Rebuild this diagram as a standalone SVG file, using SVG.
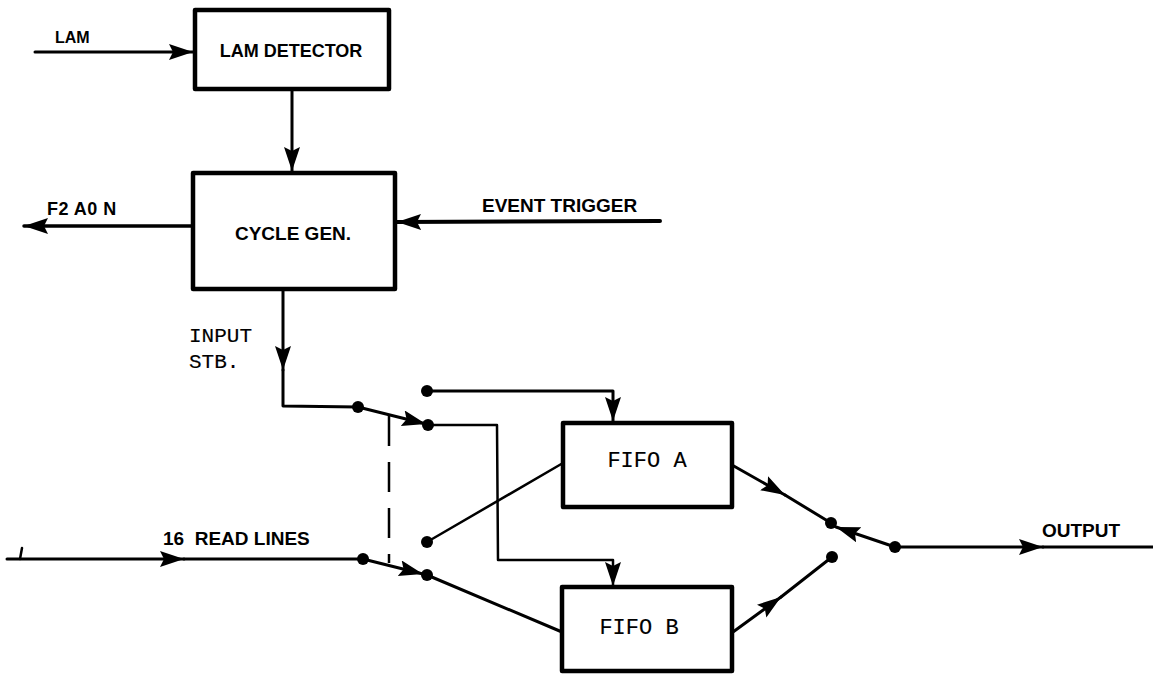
<svg xmlns="http://www.w3.org/2000/svg" width="1153" height="678" viewBox="0 0 1153 678">
<style>
.box{fill:#fff;stroke:#000;stroke-width:4.5;stroke-linejoin:round}
.ln{fill:none;stroke:#000;stroke-width:3;stroke-linecap:round;stroke-linejoin:round}
.thin{fill:none;stroke:#000;stroke-width:2.5;stroke-linecap:round}
.dash{fill:none;stroke:#000;stroke-width:2.5;stroke-dasharray:30 16}
.sans{font-family:"Liberation Sans",Arial,sans-serif;font-weight:bold;fill:#000}
.mono{font-family:"Liberation Mono","Courier New",monospace;fill:#000;stroke:#000;stroke-width:0.15}
.dot{fill:#000}
</style>
<defs>
<marker id="ah" markerUnits="userSpaceOnUse" markerWidth="26" markerHeight="18" refX="24" refY="8" orient="auto">
<path d="M0,0 L24,8 L0,16 L4,8 z" fill="#000"/>
</marker>
</defs>
<rect width="1153" height="678" fill="#fff"/>

<g id="connectors">
<!-- LAM input -->
<path class="ln" d="M35,52 L193,52" marker-end="url(#ah)"/>
<!-- LAM detector to cycle gen -->
<path class="ln" d="M292,89 L292,171" marker-end="url(#ah)"/>
<!-- F2 A0 N output -->
<path class="ln" d="M193,226 L24,226" marker-end="url(#ah)" style="stroke-width:3.5"/>
<!-- Event trigger -->
<path class="ln" d="M660,221 L397,222" marker-end="url(#ah)" style="stroke-width:4"/>
<!-- Input strobe -->
<path class="ln" d="M283,289 L283,370" marker-end="url(#ah)"/>
<path class="ln" d="M283,370 L283,406 L358,407"/>
<path class="ln" d="M358,407 L426,424" marker-end="url(#ah)"/>
<path class="ln" d="M428,425 L497,425 L498,560 L613,560 L613,586" marker-end="url(#ah)" style="stroke-width:2.5"/>
<path class="ln" d="M427,391 L613,391 L613,421" marker-end="url(#ah)"/>
<!-- ganged switch link -->
<path class="dash" d="M389,416 L389,563"/>
<!-- 16 read lines -->
<path class="thin" d="M20,559 L22,548"/>
<path class="ln" d="M7,559 L184,559" marker-end="url(#ah)"/>
<path class="ln" d="M184,559 L363,559"/>
<path class="ln" d="M363,559 L423,574" marker-end="url(#ah)"/>
<path class="ln" d="M427,575 L562,632"/>
<path class="thin" d="M427,542 L563,463"/>
<!-- FIFO outputs -->
<path class="ln" d="M732,465 L785,495" marker-end="url(#ah)"/>
<path class="ln" d="M785,495 L831,523"/>
<path class="ln" d="M733,632 L781,597" marker-end="url(#ah)"/>
<path class="ln" d="M781,597 L832,557"/>
<!-- output switch -->
<path class="ln" d="M895,547 L836,527" marker-end="url(#ah)"/>
<path class="ln" d="M895,547 L1043,547" marker-end="url(#ah)"/>
<path class="ln" d="M1043,547 L1153,547"/>
<!-- switch contacts -->
<circle class="dot" cx="358" cy="407" r="6"/>
<circle class="dot" cx="428" cy="425" r="6"/>
<circle class="dot" cx="427" cy="391" r="6"/>
<circle class="dot" cx="363" cy="559" r="6"/>
<circle class="dot" cx="427" cy="575" r="6"/>
<circle class="dot" cx="427" cy="542" r="6"/>
<circle class="dot" cx="831" cy="523" r="6"/>
<circle class="dot" cx="832" cy="557" r="6"/>
<circle class="dot" cx="895" cy="547" r="6"/>
</g>

<g id="lam-detector">
<rect class="box" x="195" y="10" width="194" height="79"/>
<text class="sans" x="291" y="57" font-size="18" text-anchor="middle">LAM DETECTOR</text>
</g>
<g id="cycle-gen">
<rect class="box" x="193" y="173" width="202" height="116"/>
<text class="sans" x="293" y="240" font-size="19" text-anchor="middle">CYCLE GEN.</text>
</g>
<g id="fifo-a">
<rect class="box" x="563" y="423" width="169" height="84"/>
<text class="mono" x="647" y="467" font-size="22" text-anchor="middle">FIFO A</text>
</g>
<g id="fifo-b">
<rect class="box" x="562" y="587" width="170" height="84"/>
<text class="mono" x="639" y="634" font-size="22" text-anchor="middle">FIFO B</text>
</g>

<g id="labels">
<text class="sans" x="55" y="43" font-size="16">LAM</text>
<text class="sans" x="47" y="215" font-size="18" letter-spacing="0.5">F2 A0 N</text>
<text class="sans" x="482" y="212" font-size="19">EVENT TRIGGER</text>
<text class="mono" x="189" y="342" font-size="21">INPUT</text>
<text class="mono" x="189" y="368" font-size="21">STB.</text>
<text class="sans" x="163" y="545" font-size="19" xml:space="preserve">16  READ LINES</text>
<text class="sans" x="1042" y="537" font-size="19">OUTPUT</text>
</g>
</svg>
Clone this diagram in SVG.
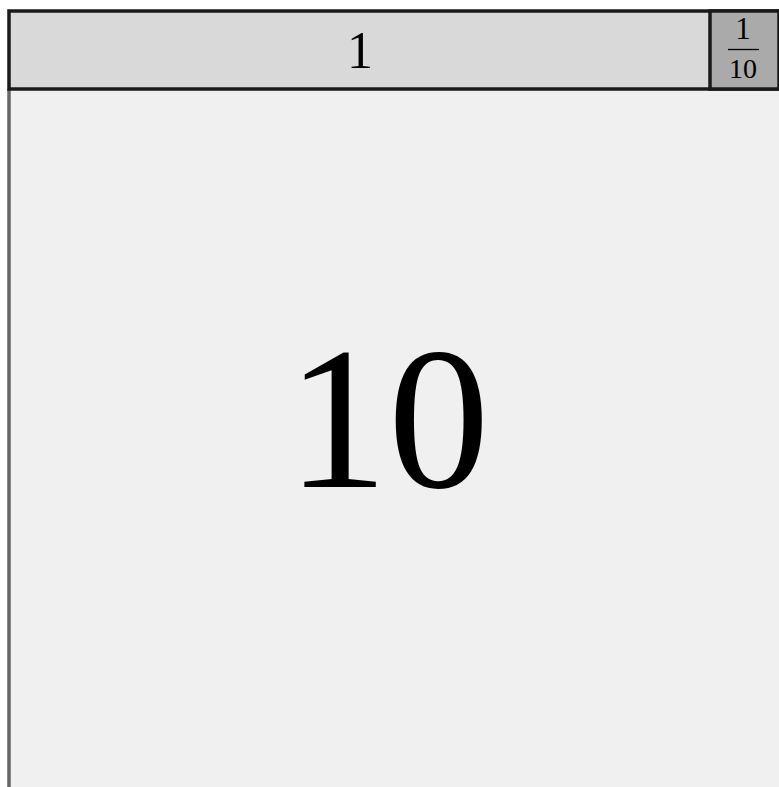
<svg xmlns="http://www.w3.org/2000/svg" width="779" height="787" viewBox="0 0 779 787">
<style>
.t{font-family:"Liberation Serif","DejaVu Serif",serif;fill:#000;text-anchor:middle}
.box{stroke:#1a1a1a;stroke-width:3.5}
</style>
<rect x="0" y="0" width="779" height="787" fill="#ffffff"/>
<g id="main">
<rect x="9" y="89" width="770" height="698" fill="#f0f0f0"/>
<line x1="9" y1="89" x2="9" y2="787" stroke="#666666" stroke-width="3.5"/>
<text class="t" x="388" y="487" font-size="203">10</text>
</g>
<g id="bar">
<rect class="box" x="9" y="11" width="770" height="78" fill="#d9d9d9"/>
<text class="t" x="360" y="68" font-size="52">1</text>
</g>
<g id="small">
<rect class="box" x="710" y="11" width="69" height="78" fill="#aaaaaa"/>
<text class="t" x="743" y="39" font-size="31">1</text>
<line x1="728" y1="49.5" x2="759" y2="49.5" stroke="#000" stroke-width="1.3"/>
<text class="t" x="743" y="78" font-size="28">10</text>
</g>
</svg>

____________________

OBJECTIVE: Look through the data and show every line containing "diagram".

EXERCISE RESPONSE:
Rebuild this diagram as a standalone SVG file, using SVG.
Clone this diagram in SVG.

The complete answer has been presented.